The worship of Attis dated back centuries in Phrygia (aka Anatolia= modern Turkey) before it was imported to Rome in 204 BCE. Roman writers mentioning the religion include: Lucretius (lived 98 - 54 BCE), Catullus (86 -40 BCE), Varro (116 - 28 BCE), and Dionysus Halicarnasensis (first century BCE).
Attis predated Christ. Before and during the years the Christian Gospels were written (from the reign of Claudius, 41 – 54 CE) the Festival of Joy, celebrated Attis' death and rebirth was celebrated yearly in Rome. A Christian writer of the fourth century CE, recounted ongoing disputes between pagans and Christians over the remarkable similarities of the death and resurrection of their two gods. The pagans argued that their god was older and therefore original. The Christians admitted Christ came later, but claimed Attis was a work of the devil whose similarity to Christ, and the fact he predated Christ, were intended to confuse and mislead men. This was apparently the stock answer -- the Christian apologist Tertullian makes the same argument.
1) Attis was born
of the Virgin Nana on December 25th.
2) He was both the Father and the Divine Son.

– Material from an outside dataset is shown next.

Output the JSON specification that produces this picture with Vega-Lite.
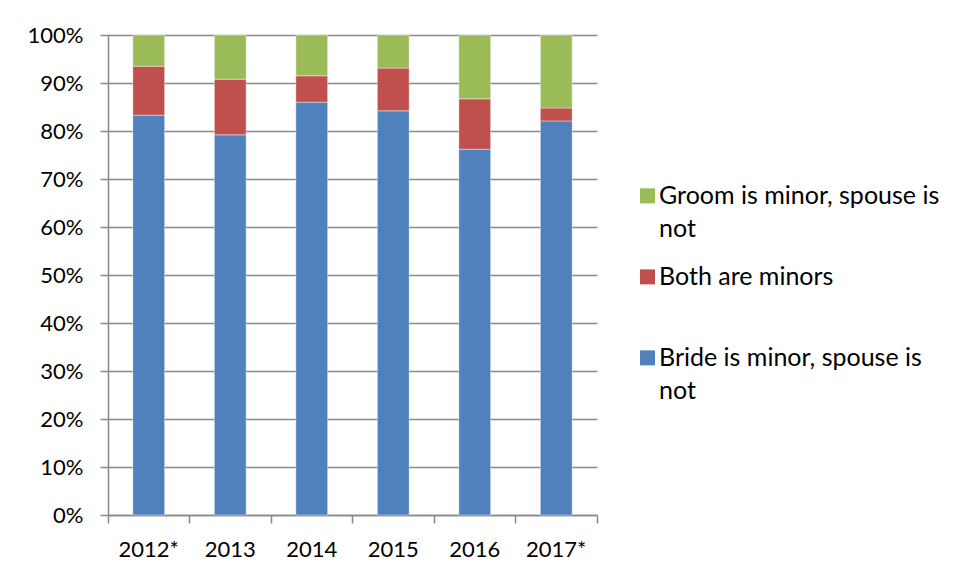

3) The Festival of Joy―the celebration of Attis' death and rebirth
On March 22 a pine tree was brought to the sanctuary of Cybele, on it hung the effigy of Attis. The God was dead. Two days of mourning followed, but when night fell on the eve of the third day, the worshippers turned to joy. "For suddenly a light shone in the darkness; the tomb was opened; the god had risen from the dead ...[and the priest] softly whispered in their ears the glad tidings of salvation. The resurrection of the God was hailed by his disciples as a promise that they too would issue triumphant from the corruption of the grave." [for more see Frazer, Attis, chapter 1]
4) Attis' worshipers ate a sacramental meal of bread and wine. The wine represented the pagan god's blood; the bread became the body of the savoir.
They were baptized in this way: a bull was placed over a grating, the devotee stood under the grating. The bull was stabbed with a consecrated spear. "It's hot reeking blood poured in torrents through the apertures and was received with devout eagerness by the worshiper...who had been born again to eternal life and had washed away his sins in the blood of the bull." [for more see Frazer, Attis, chapter 1]
5) Called "the Good Sheppard," the "Most High God," the "Only Begotten Son" and "Savior."
NOTE: Frazer's classic Adonis, Attis and Osiris is a good place to go for details.